Written by Barry Lally (Originally Published in Aug/Sept 2014 issue of Ballinasloe Life Magazine)
Unquestionably the most important archaeological excavation ever carried out in this parish was that undertaken at the Mackney ringfort in 2006 prior to the construction of the N6 motorway.
Ringforts are the most common field monuments in Ireland, there being an estimated 45,000 examples extant. The term, however, is misleading, since they never had a military function. Many were simple animal enclosures, while others were defended farmsteads or the dwelling-places of the professional classes and the aristocracy. Mostly built between 500 A.D and 1100, in some instances they continued to be occupied up to the end of the middle ages and even beyond.
A ringfort was constructed by digging a circular ditch and forming an internal bank from the excavated soil. On the bank a stockade was set to repel intruders. A section to serve as an entrance was left undug, usually on the south-east circumference and protected by a gate or gate-house. If the ringfort was intended for habitation, one or two large, timber-frame, round or rectangular huts would be built within the enclosure. The roofs were thatched and the walls were of wattle-and-daub (wicker-work plastered with a mixture of mud and cow-dung). Smoke from a central hearth escaped through a hole in the roof.

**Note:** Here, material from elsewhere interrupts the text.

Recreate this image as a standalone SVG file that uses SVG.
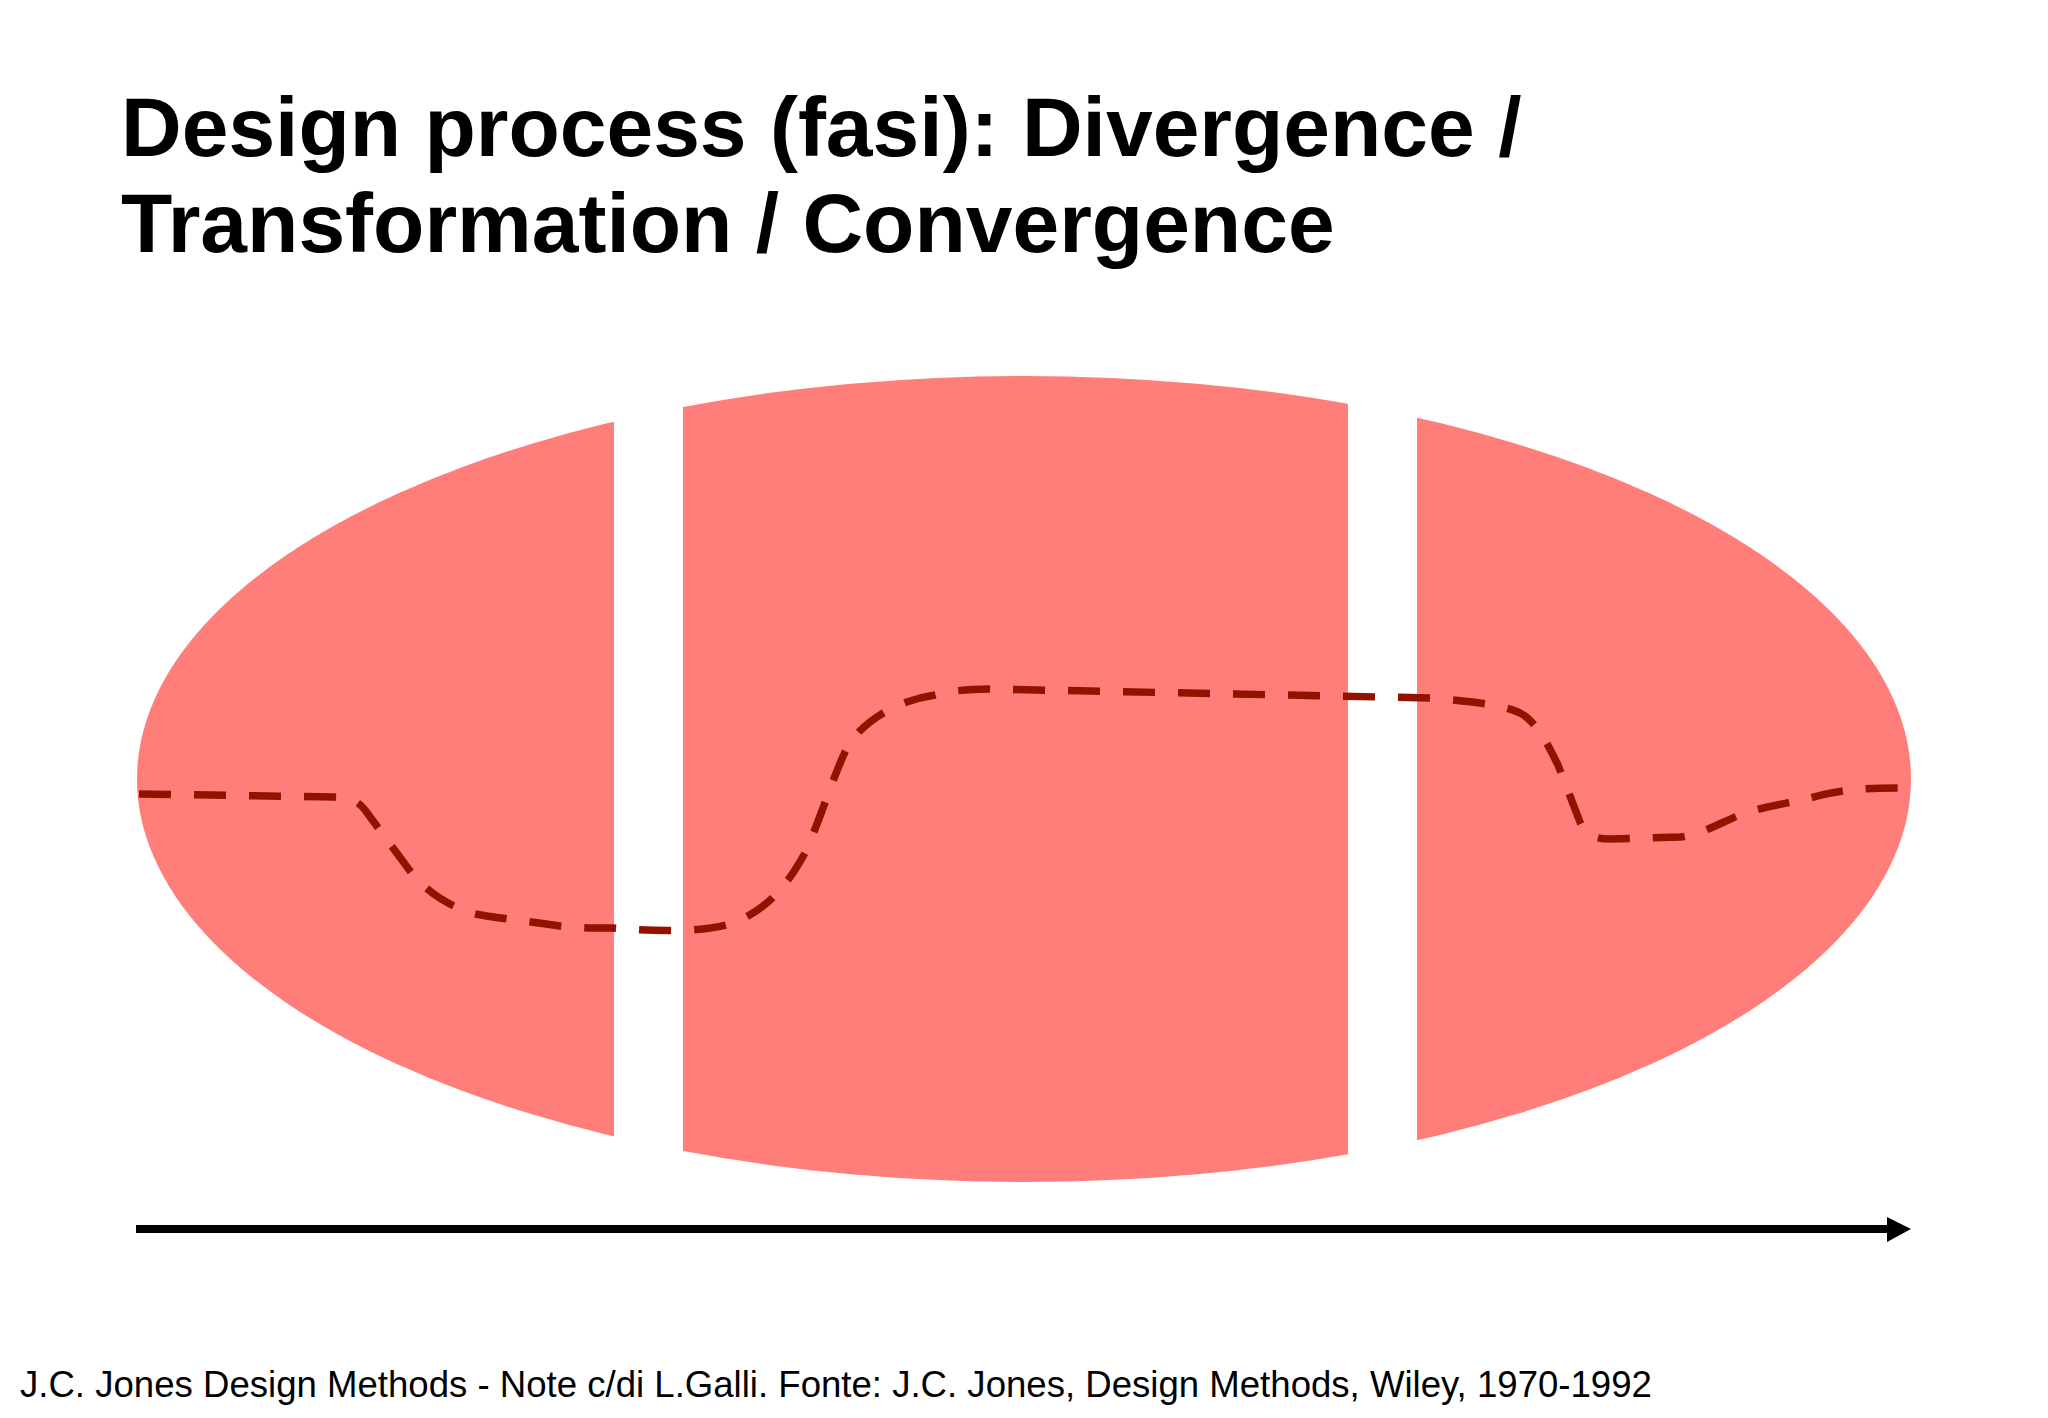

Ringforts offered a measure of protection at a time when lightning raids for cattle and slaves were commonplace and souterrains were part of their defensive armoury. These were built by digging a trench, lining the walls with a dry-stone revetment and roofing the structure with stone slabs. Basically places of refuges, they may also have been used to store food. Colloquially referred to as fairy forts, ringforts used to be regarded with a great deal of superstitious awe. Initially they were probably respected as the abodes of the ancestors, who in time became conflated with the “good people”. These beliefs have in part accounted for the fact that so many ringforts survived to the present day.
Unconsecrated burial grounds, known as “killeens” and by various other names, mostly used in the post-medieval period to inter still-born infants and unbaptised children, are often located in ringforts and in fact this is the case of more than half the “killeens” in Co. Galway. Popular superstition would certainly have guaranteed the bodies against disturbance at these sites.
Challenging the conventional perception of Ireland in the early middle ages as an island of saints and scholars, ringforts serve to remind us that slavery persisted for longer here than in any other European country. It only went into decline in the twelfth century after the Anglo-Norman invasion, an event the Church interpreted as an act of divine retribution on the Irish for continuing to enslave their fellow-humans.